I’m wary of a book with such hype behind it. As soon as someone says “it’s the next insert-wildy-popular-franchise-here,” I bristle. Even the cover of Red Rising says “Ender, Katniss, and now Darrow” (comparing this book to those two Big Name Series I mentioned above). Add to that, several major magazines have pegged it as worthy – Entertainment Weekly, People, etc. And usually when I read books lauded like that, I end up being majorly disappointed. The Bone Season is a notable example.

In the span of the first 100 pages or so of Red Rising, I resented it. Darrow’s voice is overly dramatic and incredibly angry. The whole fight the machine, stick it to the man, I’m a downtrodden peon of society is already a pretty tired literary trope nowadays. And Darrow takes it to an acidic level. He’s never happy in this book. Even when he has a pleasant moment, he drags himself down and shakes his fist at the world. I became frustrated with him and the formulaic progression the plot seemed to be taking early on.

It’s been a while since a book changed my mind so drastically.

The thing with Darrow’s voice is that it becomes so immersive. The plot puts Darrow in a situation where his overwhelming anger makes more sense, where he can put it to better use than floundering around elsewhere on Mars. The action gets faster, the characters steadily more compelling (I do hope that secondary characters get more round in the next installments, though. I want to know more about them). I gobbled up the book once it got to a certain point because I really didn’t know who was going to do what next. My complaints about formula were, for the most part, addressed.

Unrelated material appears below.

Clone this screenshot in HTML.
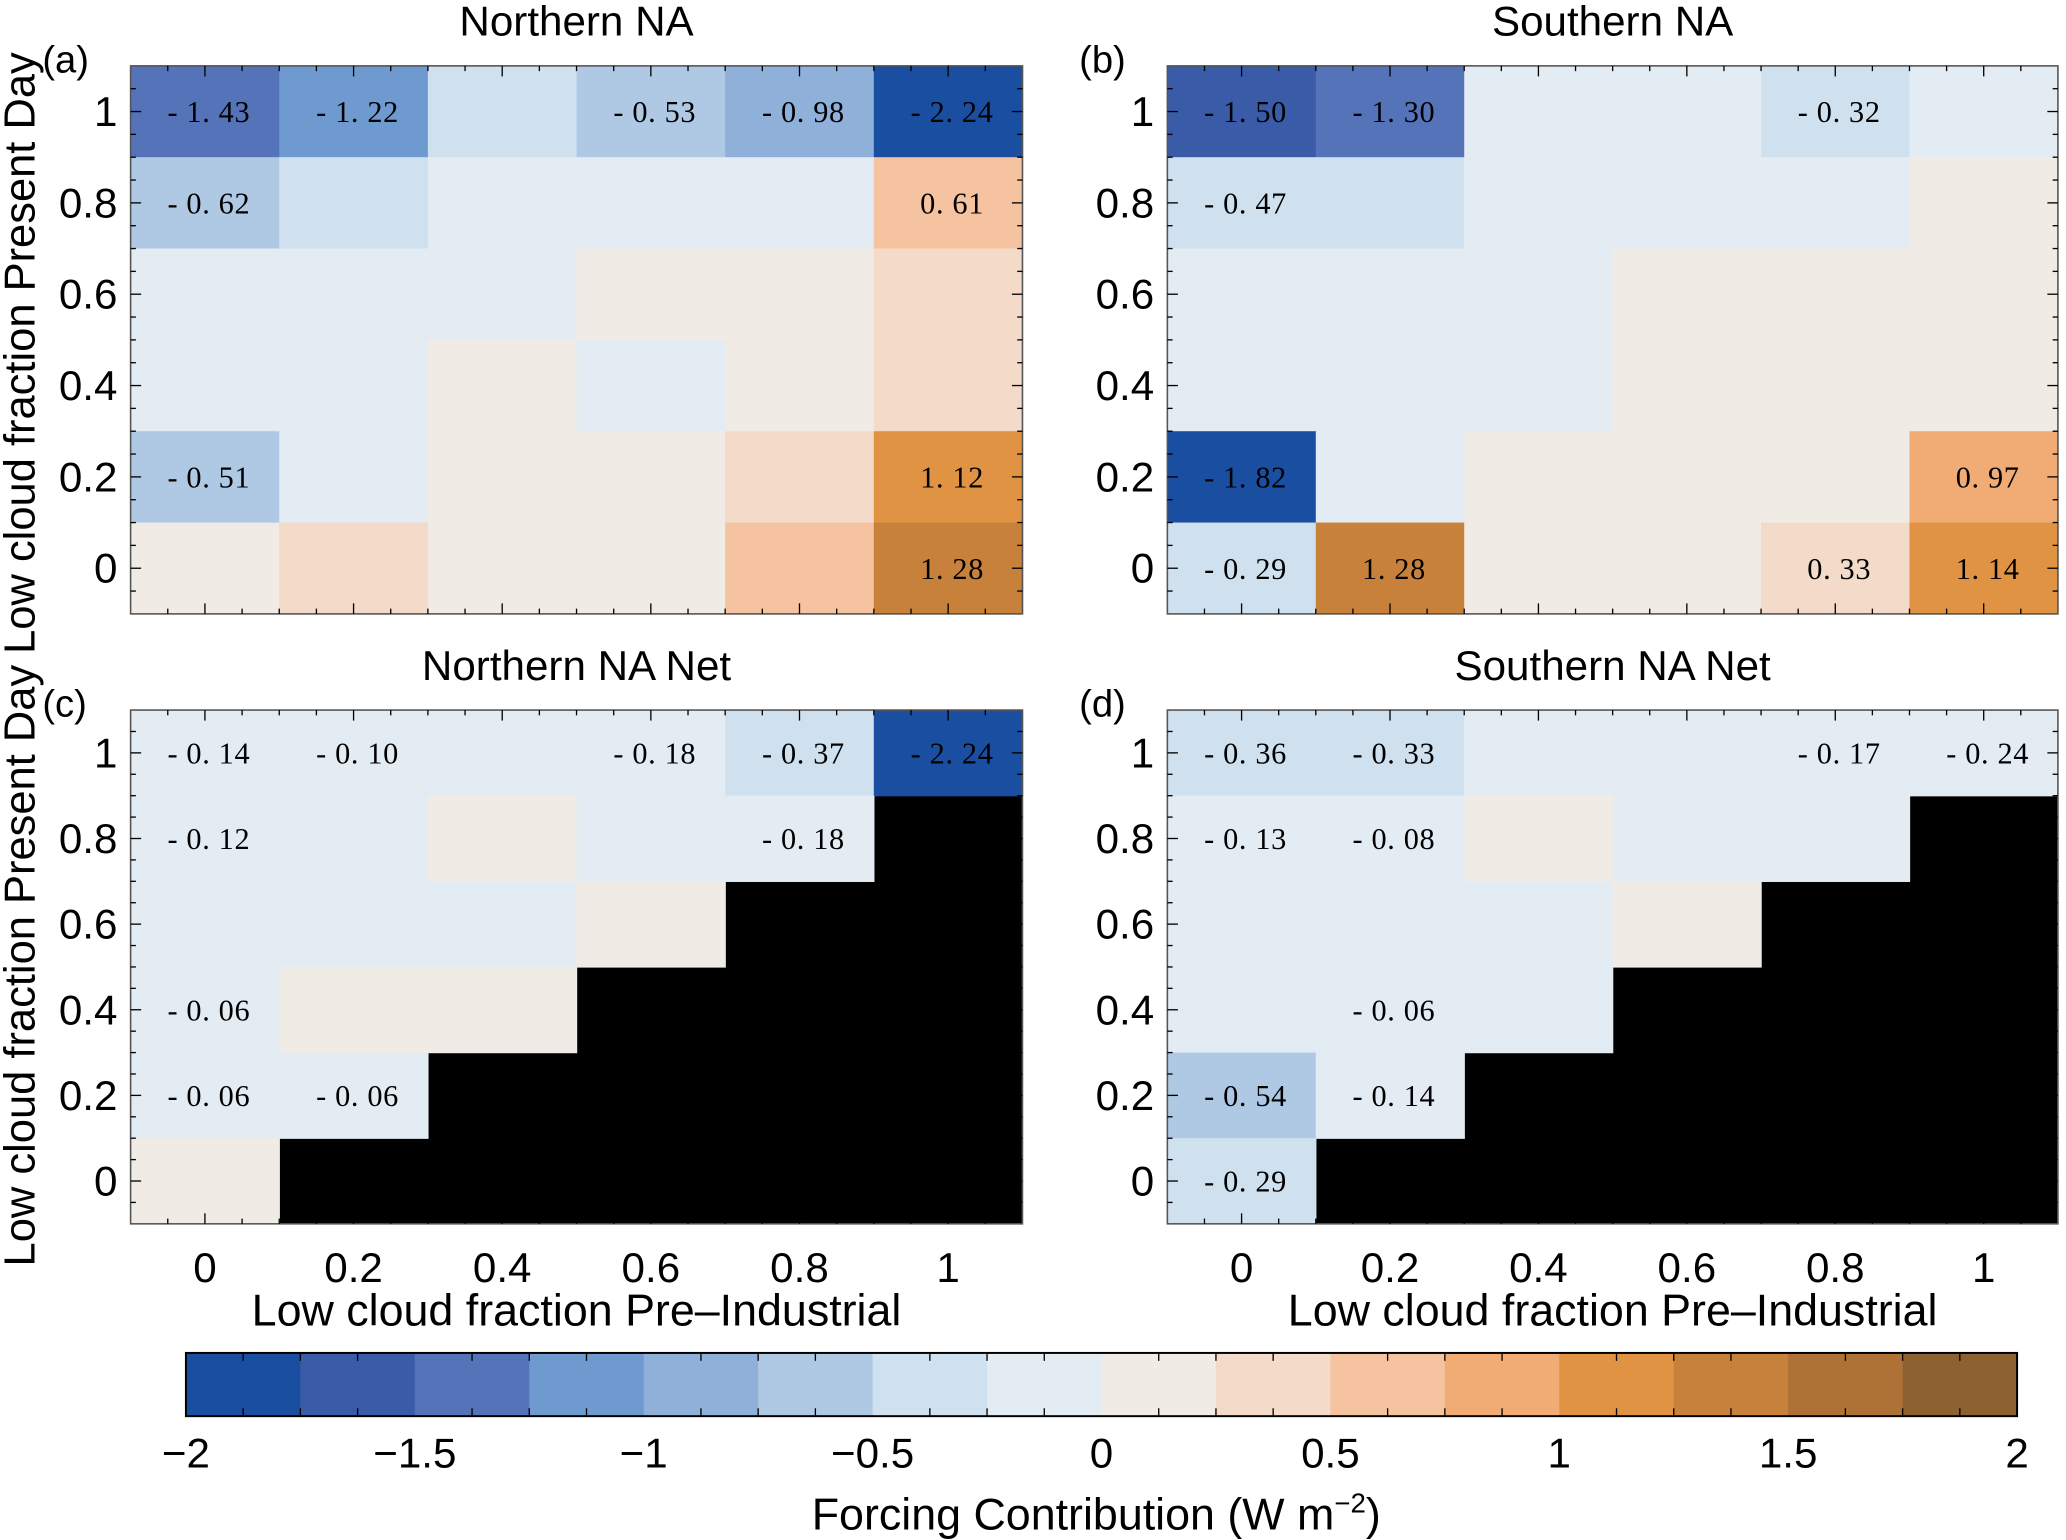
<!DOCTYPE html>
<html><head><meta charset="utf-8"><style>
html,body{margin:0;padding:0;background:#fff;}
svg{display:block;}
</style></head><body>
<svg id="fig" width="2066" height="1540" viewBox="0 0 1568 1169" xmlns="http://www.w3.org/2000/svg" font-family="'Liberation Sans', sans-serif"></svg>
<script>
// ---- data (rows from PD=1 at top to PD=0 at bottom; columns PI=0..1) ----
const xCats = [0, 0.2, 0.4, 0.6, 0.8, 1];
const yCats = [1, 0.8, 0.6, 0.4, 0.2, 0];
const tickLabels = ["0", "0.2", "0.4", "0.6", "0.8", "1"];
const cbTicks = [-2, -1.5, -1, -0.5, 0, 0.5, 1, 1.5, 2];
const cbTickLabels = ["\u22122", "\u22121.5", "\u22121", "\u22120.5", "0", "0.5", "1", "1.5", "2"];
const cbColors = ["#1a4ea0","#3a5ba8","#5473b8","#6e9acf","#8fb0d9","#afc9e4","#cfe1ef","#e4ecf3","#f1ebe5","#f3dac9","#f5c39f","#f0ac74","#e09343","#c8813a","#ae7136","#8e6230"];
const N = null;
const valuesA = [
 [-1.43,-1.22,-0.40,-0.53,-0.98,-2.24],
 [-0.62,-0.35,-0.10,-0.10,-0.10,0.61],
 [-0.10,-0.10,-0.10,0.10,0.10,0.35],
 [-0.10,-0.10,0.10,-0.10,0.10,0.35],
 [-0.51,-0.10,0.10,0.10,0.35,1.12],
 [0.10,0.35,0.10,0.10,0.60,1.28]];
const labelsA = [
 ["-1.43","-1.22","","-0.53","-0.98","-2.24"],
 ["-0.62","","","","","0.61"],
 ["","","","","",""],
 ["","","","","",""],
 ["-0.51","","","","","1.12"],
 ["","","","","","1.28"]];
const valuesB = [
 [-1.51,-1.30,-0.10,-0.10,-0.32,-0.10],
 [-0.47,-0.30,-0.10,-0.10,-0.10,0.10],
 [-0.10,-0.10,-0.10,0.10,0.10,0.10],
 [-0.10,-0.10,-0.10,0.10,0.10,0.10],
 [-1.82,-0.10,0.10,0.10,0.10,0.97],
 [-0.29,1.28,0.10,0.10,0.33,1.14]];
const labelsB = [
 ["-1.50","-1.30","","","-0.32",""],
 ["-0.47","","","","",""],
 ["","","","","",""],
 ["","","","","",""],
 ["-1.82","","","","","0.97"],
 ["-0.29","1.28","","","0.33","1.14"]];
const valuesC = [
 [-0.14,-0.10,-0.05,-0.18,-0.37,-2.24],
 [-0.12,-0.05,0.05,-0.05,-0.18,N],
 [-0.05,-0.05,-0.05,0.05,N,N],
 [-0.06,0.05,0.05,N,N,N],
 [-0.06,-0.06,N,N,N,N],
 [0.05,N,N,N,N,N]];
const labelsC = [
 ["-0.14","-0.10","","-0.18","-0.37","-2.24"],
 ["-0.12","","","","-0.18",""],
 ["","","","","",""],
 ["-0.06","","","","",""],
 ["-0.06","-0.06","","","",""],
 ["","","","","",""]];
const valuesD = [
 [-0.36,-0.33,-0.05,-0.05,-0.17,-0.24],
 [-0.13,-0.08,0.05,-0.05,-0.05,N],
 [-0.05,-0.05,-0.05,0.05,N,N],
 [-0.05,-0.06,-0.05,N,N,N],
 [-0.54,-0.14,N,N,N,N],
 [-0.29,N,N,N,N,N]];
const labelsD = [
 ["-0.36","-0.33","","","-0.17","-0.24"],
 ["-0.13","-0.08","","","",""],
 ["","","","","",""],
 ["","-0.06","","","",""],
 ["-0.54","-0.14","","","",""],
 ["-0.29","","","","",""]];

const svg = document.getElementById('fig');
const NS = "http://www.w3.org/2000/svg";
function mk(tag, attrs, parent){const e=document.createElementNS(NS,tag);for(const k in attrs)e.setAttribute(k,attrs[k]);(parent||svg).appendChild(e);return e;}
function colorFor(v){let i=Math.floor((v+2)/0.25);i=Math.max(0,Math.min(15,i));return cbColors[i];}

const panels = [
 {id:'a', title:'Northern NA', x0:99, x1:776, y0:50, y1:466, vals:valuesA, labs:labelsA, xlab:false, ylab:true},
 {id:'b', title:'Southern NA', x0:886, x1:1562, y0:50, y1:466, vals:valuesB, labs:labelsB, xlab:false, ylab:false},
 {id:'c', title:'Northern NA Net', x0:99, x1:776, y0:539, y1:929, vals:valuesC, labs:labelsC, xlab:true, ylab:true},
 {id:'d', title:'Southern NA Net', x0:886, x1:1562, y0:539, y1:929, vals:valuesD, labs:labelsD, xlab:true, ylab:false}
];

panels.forEach(p=>{
  const g = mk('g',{});
  
  
  const sx = v => p.x0 + (v+0.1)/1.2*(p.x1-p.x0);
  const sy = v => p.y1 - (v+0.1)/1.2*(p.y1-p.y0);
  const bg = mk('rect',{x:p.x0,y:p.y0,width:p.x1-p.x0,height:p.y1-p.y0,fill:'#000'},g);
  
  
  yCats.forEach((yv,r)=>{
    xCats.forEach((xv,c)=>{
      const v = p.vals[r][c];
      if(v===null) return;
      const xa=sx(xv-0.1), xb=sx(xv+0.1), ya=sy(yv+0.1), yb=sy(yv-0.1);
      const cell = mk('rect',{x:xa,y:ya,width:xb-xa+0.5,height:yb-ya+0.5,fill:colorFor(v)},g);
      
      
      const lab = p.labs[r][c];
      if(lab){
        const t = mk('text',{x:sx(xv)+3,y:sy(yv)+8,'text-anchor':'middle','font-family':"'Liberation Serif', serif",'font-size':23,'letter-spacing':'0.5',fill:'#000'},g);
        t.textContent = lab.replace('-','- ').replace('.','. ');
        
        
      }
    });
  });
  const fr = mk('rect',{x:p.x0,y:p.y0,width:p.x1-p.x0,height:p.y1-p.y0,fill:'none',stroke:'#555','stroke-width':1.2},g);
  
  
  for(let k=-2;k<=22;k++){
    const v=k*0.05; if(v<-0.1+1e-9||v>1.1-1e-9) continue;
    const major = Math.abs(v*5-Math.round(v*5))<1e-6;
    const L = major?8:4;
    const X=sx(v), Y=sy(v);
    mk('line',{x1:X,y1:p.y1,x2:X,y2:p.y1-L,stroke:'#000','stroke-width':1},g);
    mk('line',{x1:X,y1:p.y0,x2:X,y2:p.y0+L,stroke:'#000','stroke-width':1},g);
    mk('line',{x1:p.x0,y1:Y,x2:p.x0+L,y2:Y,stroke:'#000','stroke-width':1},g);
    mk('line',{x1:p.x1,y1:Y,x2:p.x1-L,y2:Y,stroke:'#000','stroke-width':1},g);
  }
  xCats.forEach((v,i)=>{
    const t=mk('text',{x:p.x0-10,y:sy(v)+11,'text-anchor':'end','font-size':32},g);
    t.textContent=tickLabels[i];
    
    
    if(p.xlab){
      const u=mk('text',{x:sx(v),y:p.y1+44,'text-anchor':'middle','font-size':32},g);
      u.textContent=tickLabels[i];
      
      
    }
  });
  const tt=mk('text',{x:(p.x0+p.x1)/2,y:p.y0-23,'text-anchor':'middle','font-size':32},g);
  tt.textContent=p.title;
  
  
  const pl=mk('text',{x:p.x0-67,y:p.y0+5,'font-size':29},g);
  pl.textContent='('+p.id+')';
  
  
  if(p.xlab){
    const xt=mk('text',{x:(p.x0+p.x1)/2,y:p.y1+77,'text-anchor':'middle','font-size':34},g);
    xt.textContent='Low cloud fraction Pre\u2013Industrial';
    
    
  }
  if(p.ylab){
    const cy=(p.id==='a')?268:733;
    const yt=mk('text',{x:0,y:0,'text-anchor':'middle','font-size':33,transform:`translate(26,${cy}) rotate(-90)`},g);
    yt.textContent='Low cloud fraction Present Day';
    
    
  }
});

const cb = mk('g',{});


const cbx0=141, cbx1=1531, cby0=1027, cby1=1075;
const cx = v => cbx0 + (v+2)/4*(cbx1-cbx0);
cbColors.forEach((c,i)=>{
  const v=-2+i*0.25;
  const r=mk('rect',{x:cx(v),y:cby0,width:cx(v+0.25)-cx(v)+0.5,height:cby1-cby0,fill:c},cb);
  
  
});
for(let k=0;k<=32;k++){
  const v=-2+k*0.125, X=cx(v);
  const L=(k%4===0)?0:6;
  if(L){mk('line',{x1:X,y1:cby0,x2:X,y2:cby0+L,stroke:'#000','stroke-width':1},cb);
  mk('line',{x1:X,y1:cby1,x2:X,y2:cby1-L,stroke:'#000','stroke-width':1},cb);}
}
mk('rect',{x:cbx0,y:cby0,width:cbx1-cbx0,height:cby1-cby0,fill:'none',stroke:'#000','stroke-width':1.5},cb);
cbTicks.forEach((v,i)=>{
  const t=mk('text',{x:cx(v),y:cby1+39,'text-anchor':'middle','font-size':32},cb);
  t.textContent=cbTickLabels[i];
  
  
});
const ct=mk('text',{x:832,y:1161,'text-anchor':'middle','font-size':34},cb);
ct.innerHTML='Forcing Contribution  (W m<tspan dy="-13" font-size="21">\u22122</tspan><tspan dy="13">)</tspan>';


</script>
</body></html>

This situation Darrow is thrust into is a fight-to-the-win (not necessarily death, although some do not survive), majorly bloody capture the flag battle. And it lasts years. The houses have to survive through winters without food and summers without water if they cannot find or steal these resources. First, the members of each “house” fight to be the head of their respective houses (they have to fight to get into a house in the first place, but that’s another story), then they must fight the other houses to claim flags and slaves (who become slaves by being sealed on the forehead with the staff of the flags). Brown is skilled at writing action scenes, and there are plenty once the fighting gets good. And it’s well balanced with political agenda: the people vying for rule within the houses backstab and make backdoor deals with one another. It’s a veritable roller coaster. The winners of this war game are given top picks of sponsors for the next phase of school. It’s an insanely cool idea that Brown pulls off really well. The world-building is awesome.

Darrow’s voice, and the voice and actions of his fellow characters do seem a little advanced for their age. Yes, I get that they’re in a different society, where people live shorter lives and thus sixteen-year-olds take on more mature roles and ideas, but I mostly imagined Darrow as a twenty-something going on thirty for most of the book. This didn’t necessarily harm my image of him, though, so I guess no harm done.

And Darrow himself is somewhat of a Mary Sue, a hero who can do no wrong. In anything. Ever. This seems to bother other readers much more than it does me, but I’ve never had too much of an issue with Mary Sue heroes. I tend to notice the adventure and action rather than the exact measure of flaw a hero possesses. And really, Darrow screws up a lot – he just miraculously recovers and learns vital lessons much faster than anyone else. This sounds like the same thing, but I like to think that it’s different. Work with me here.

I found Red Rising to be an interesting, well-written start to a promising series. It is unique in voice and compelling in plot. I recommend it for major fans of dystopian fiction, like myself 🙂 The second installment, Golden Son, is slated for release January of 2015 (SO FAR AWAY!)